United States v. Fabio Gil-Polanco

                                                    NOT PRECEDENTIAL

                    UNITED STATES COURT OF APPEALS
                         FOR THE THIRD CIRCUIT

                                  _____________

                                   No. 11-2886
                                  _____________

                        UNITED STATES OF AMERICA

                                         v.

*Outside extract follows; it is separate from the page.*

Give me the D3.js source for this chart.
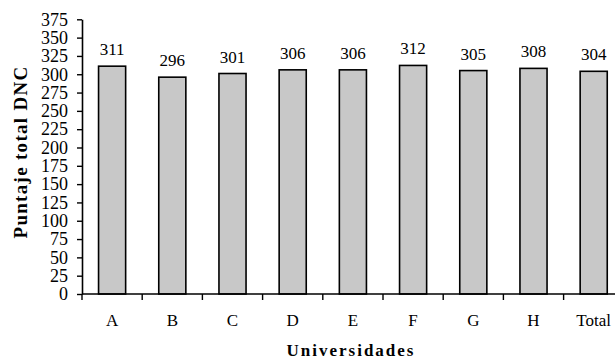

                             FABIO GIL-POLANCO
                                 a/k/a FABIO GIL
                              a/k/a JOSE CUEVAS
                              a/k/a SANDY REYES

                             FABIO GIL-POLANCO,
                                    Appellant
                               ________________

                On Appeal from the United States District Court
                      for the Eastern District of Pennsylvania
                       District Court No. 2-10-cr-00522-001
               District Judge: The Honorable Michael M. Baylson


                Submitted Pursuant to Third Circuit L.A.R. 34.1(a)
                                 June 28, 2012

                   Before: SMITH, and FISHER, Circuit Judges
                      and RAKOFF, Senior District Judge

                              (Filed: June 28, 2012 )
                             _____________________

  The Honorable Jed S. Rakoff, Senior United States District Judge for the United
States District Court for the Southern District of New York, sitting by designation.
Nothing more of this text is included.